Whiteman began publishing picture postcards very soon after the start of the Edwardian era. Amongst his earliest creations are some divided-back cards of the Coronation festivities at Rye in 1902, including an ambitious multi-view. An undated card, entitled "Battle of Flowers", records a summertime festival and treat for the children of Rye arranged by Henry Gasson, the 1903 and 1904 town Mayor. Whiteman also published a card of a "Ceramic Store" at Rye that was gutted by fire on 12 November 1904. In March 1905 he issued a series of cards of a spectacular car crash on Rye Hill and also the well attended funeral of the victim, a nineteen-year-old errand boy called William Oak. Postmarks reveal that Whiteman began publishing cards of the keddle net fishermen at Camber by 1905. In December 1906 he produced a Christmas card for sale showing Rye town at night blanketed in snow.

That Whiteman was not averse to re-using archival photographs is demonstrated by a card that he published showing the sorry remains of a car lying submerged in the Rother (or a side-branch of the river) on August 24, 1896. As the card has a divided back it must have been issued at least five and a half years after the photograph was taken.

The photographs on Whiteman's real photographic cards are mostly black and white, sometimes with a touch of sepia. Many have white borders, but some are borderless. The cards are usually impressed (blind stamped) "E. Whiteman Rye" and "copyright" in their bottom right or left corners, but a few are anonymous. The captions on many cards are written in lively, sometimes awkwardly spiky, capitals; on other cards they are small and neat (perhaps the work of his wife or one of his children) or entirely absent.

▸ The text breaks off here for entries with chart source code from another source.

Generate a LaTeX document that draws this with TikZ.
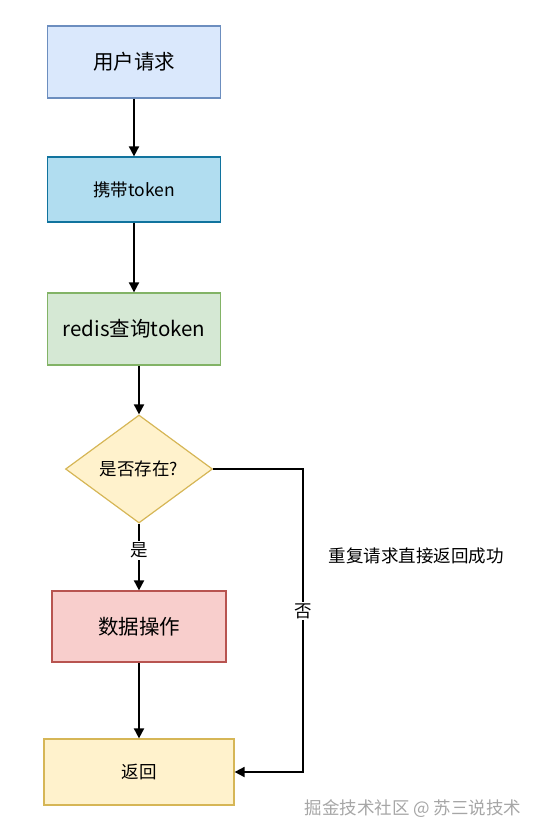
\documentclass[tikz,border=0pt]{standalone}
\usepackage{fontspec}
\setmainfont{Noto Sans CJK SC}
\usetikzlibrary{arrows.meta,shapes.geometric}
\definecolor{b1f}{HTML}{DAE8FC}\definecolor{b1s}{HTML}{6C8EBF}
\definecolor{b2f}{HTML}{B1DDF0}\definecolor{b2s}{HTML}{10739E}
\definecolor{b3f}{HTML}{D5E8D4}\definecolor{b3s}{HTML}{82B366}
\definecolor{yf}{HTML}{FFF2CC}\definecolor{ys}{HTML}{D6B656}
\definecolor{rf}{HTML}{F8CECC}\definecolor{rs}{HTML}{B85450}
\tikzset{
  box/.style={draw, line width=1.2pt, minimum width=#1, inner sep=0pt},
  big/.style={font=\fontsize{20.5}{23}\selectfont},
  small/.style={font=\fontsize{17.5}{20}\selectfont},
  flow/.style={draw, line width=1.8pt, -{Triangle[length=10pt,width=10pt]}},
  lbl/.style={fill=white, inner sep=1.5pt, small},
}
\begin{document}
\begin{tikzpicture}[x=1pt,y=-1pt]
\useasboundingbox (0,0) rectangle (534,836);
\node[box=173pt, minimum height=72pt, fill=b1f, draw=b1s, big] (b1) at (134,62) {用户请求};
\node[box=173pt, minimum height=65pt, fill=b2f, draw=b2s, small] (b2) at (134,189.5) {携带token};
\node[box=173pt, minimum height=72pt, fill=b3f, draw=b3s, big] (b3) at (134,329) {redis查询token};
\node[diamond, draw=ys, fill=yf, line width=1.2pt, minimum width=147pt, minimum height=108pt, inner sep=0pt, small] (d) at (139,469) {是否存在?};
\node[box=174pt, minimum height=71pt, fill=rf, draw=rs, big] (b5) at (139,626.5) {数据操作};
\node[box=190pt, minimum height=66pt, fill=yf, draw=ys, small] (b6) at (139,772) {返回};
\coordinate (c1) at (303,469);
\coordinate (c2) at (303,772);
\draw[flow] (b1) -- (b2);
\draw[flow] (b2) -- (b3);
\draw[flow] (b3.south -| d.north) -- (d.north);
\draw[flow] (d.south) -- node[lbl, pos=0.4] {是} (b5.north);
\draw[flow] (b5) -- (b6);
\draw[flow] (d.east) -- (c1) -- node[lbl, pos=0.47] {否} (c2) -- (b6.east);
\node[small] (note) at (416,556) {重复请求直接返回成功};
\node[small, text=black!35] (wm) at (413,809) {掘金技术社区 @ 苏三说技术};
\end{tikzpicture}
\end{document}
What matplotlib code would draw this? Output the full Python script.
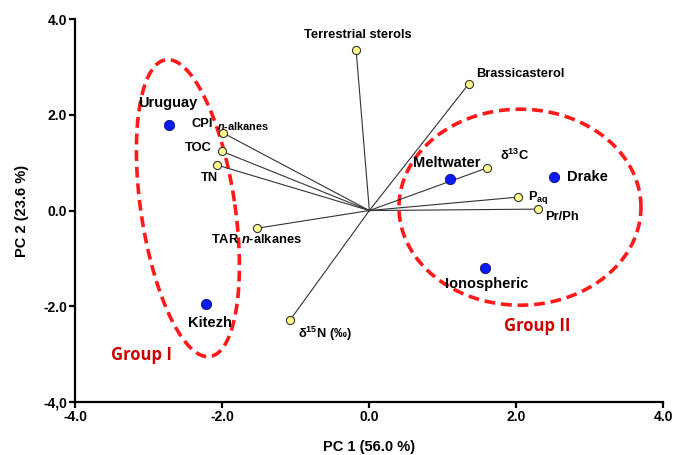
import numpy as np
import matplotlib.pyplot as plt

plt.rcParams['font.family'] = ['Liberation Sans', 'DejaVu Sans']
plt.rcParams['mathtext.fontset'] = 'custom'
plt.rcParams['mathtext.rm'] = 'Liberation Sans:bold'
plt.rcParams['mathtext.bf'] = 'Liberation Sans:bold'
plt.rcParams['mathtext.it'] = 'Liberation Sans:italic:bold'

# sample scores (PC1, PC2)
sites = ['Uruguay', 'Kitezh', 'Meltwater', 'Drake', 'Ionospheric']
site_pc1 = [-2.73, -2.23, 1.10, 2.51, 1.58]
site_pc2 = [1.78, -1.95, 0.66, 0.70, -1.20]

# variable loadings (PC1, PC2)
variables = ['Terrestrial sterols', 'Brassicasterol', 'CPI', 'TOC', 'TN',
             'TAR $\\mathit{n}$-alkanes', 'δ$^{15}$N (‰)', 'δ$^{13}$C',
             'P$_{\\mathrm{aq}}$', 'Pr/Ph']
var_pc1 = [-0.18, 1.35, -1.99, -2.01, -2.07, -1.53, -1.08, 1.60, 2.02, 2.30]
var_pc2 = [3.35, 2.64, 1.62, 1.24, 0.95, -0.37, -2.29, 0.89, 0.28, 0.03]

ticks = [-4, -2, 0, 2, 4]
xtick_labels = ['-4.0', '-2.0', '0.0', '2.0', '4.0']
ytick_labels = ['-4,0', '-2.0', '0.0', '2.0', '4.0']

# label placement (offset pixels, ha)
site_off = [(-1, 22, 'center'), (4, -19, 'center'), (-3, 16, 'center'),
            (13, 0, 'left'), (1, -16, 'center')]
var_off = [(2, 15, 'center'), (8, 10, 'left'), (-10, 9, 'right'),
           (-10, 3, 'right'), (1, -13, 'right'), (-1, -11, 'center'),
           (8, -14, 'left'), (13, 13, 'left'), (10, 0, 'left'), (7, -8, 'left')]

fig = plt.figure(figsize=(6.74, 4.55), dpi=100)
ax = fig.add_axes([0.112, 0.1165, 0.872, 0.8415])
ax.set_xlim(-4, 4)
ax.set_ylim(-4, 4)

sx = 0.872 * 674 / 8.0
sy = 0.8415 * 455 / 8.0


def ellipse(cx, cy, a, b, ang):
    t = np.linspace(0, 2 * np.pi, 300)
    u = a * np.cos(t)
    v = b * np.sin(t)
    r = np.deg2rad(ang)
    px = u * np.cos(r) - v * np.sin(r)
    py = u * np.sin(r) + v * np.cos(r)
    return cx + px / sx, cy + py / sy


for cx, cy, a, b, ang in [(-2.47, 0.05, 47, 150, 8.5), (2.05, 0.07, 121, 98, 0)]:
    ex, ey = ellipse(cx, cy, a, b, ang)
    ax.plot(ex, ey, color='#ff1a1a', lw=2.6, ls=(0, (3, 1.6)), zorder=1)

for x, y in zip(var_pc1, var_pc2):
    ax.plot([0, x], [0, y], color='#333333', lw=0.8, zorder=2)
ax.scatter(var_pc1, var_pc2, s=34, c='#ffff8c', edgecolors='#333333',
           linewidths=0.8, zorder=3)
ax.scatter(site_pc1, site_pc2, s=55, c='#0a1aff', edgecolors='#101060',
           linewidths=0.6, zorder=3)

for name, x, y, (dx, dy, ha) in zip(sites, site_pc1, site_pc2, site_off):
    ax.annotate(name, (x, y), xytext=(dx, dy), textcoords='offset pixels',
                ha=ha, va='center', fontsize=10.5, fontweight='bold')

for name, x, y, (dx, dy, ha) in zip(variables, var_pc1, var_pc2, var_off):
    ax.annotate(name, (x, y), xytext=(dx, dy), textcoords='offset pixels',
                ha=ha, va='center', fontsize=9.3, fontweight='bold')
# small n-alkanes after CPI
ax.annotate('$\\mathit{n}$-alkanes', (var_pc1[2], var_pc2[2]), xytext=(-6, 7),
            textcoords='offset pixels', ha='left', va='center', fontsize=7.8,
            fontweight='bold')

ax.text(-3.52, -3.02, 'Group I', color='#cc0000', fontsize=12,
        fontweight='bold', family='Open Sans', va='center')
ax.text(1.83, -2.41, 'Group II', color='#cc0000', fontsize=12,
        fontweight='bold', family='Open Sans', va='center')

for s in ['top', 'right']:
    ax.spines[s].set_visible(False)
for s in ['left', 'bottom']:
    ax.spines[s].set_linewidth(1.6)
ax.set_xticks(ticks)
ax.set_yticks(ticks)
ax.set_xticklabels(xtick_labels, fontweight='bold', fontsize=10)
ax.set_yticklabels(ytick_labels, fontweight='bold', fontsize=10)
ax.tick_params(width=1.6, length=4, pad=2)
ax.set_xlabel('PC 1 (56.0 %)', fontweight='bold', fontsize=10.5, labelpad=11)
ax.set_ylabel('PC 2 (23.6 %)', fontweight='bold', fontsize=10.5, labelpad=10)

fig.savefig('out.png', dpi=100)
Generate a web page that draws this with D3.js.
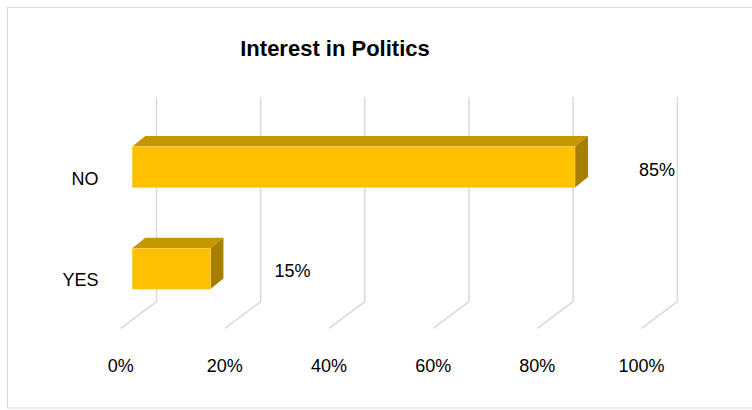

Whiteman was a talented and innovative photographer, and his high quality cards are keenly collected today. He was undoubtedly in the top rank of Sussex postcard publishers, and some would argue that he was the leading light. Like Douglas Miller and Fred Judge, he had a keen eye for artistic and atmospheric compositions. His work included dramatic snow scenes (most, if not all, recording the heavy snowfall of the winter of 1906-7), as well as sunsets and landscapes with fine cloud effects. How he achieved his sometimes Turnerian skies is an open question. Most photographers of the period could not expose for both sky and land using the same glass plate negative. Correct exposure for land resulted in uniformly washed out chalky skies as the negatives of the time were relatively insensitive to blue. Perhaps Whiteman took separate photos of land and sky, possibly at different times and even different locations, and then cleverly merged them.

Whiteman continued to live in Cinque Ports Street until about 1915 when he moved to Winchelsea Road, Rye, where he died of cirrhosis of the liver on February 6, 1917, aged only 59. It was a sadly premature end to a distinguished career. His reputation as a photographer has grown steadily over the years, and his postcards are now keenly collected by a growing band of enthusiasts. It is very much to be hoped that someone will make a start with cataloguing all his different cards of Rye and neighbourhood, which are estimated to number at least 300, possibly as many as 500 in total.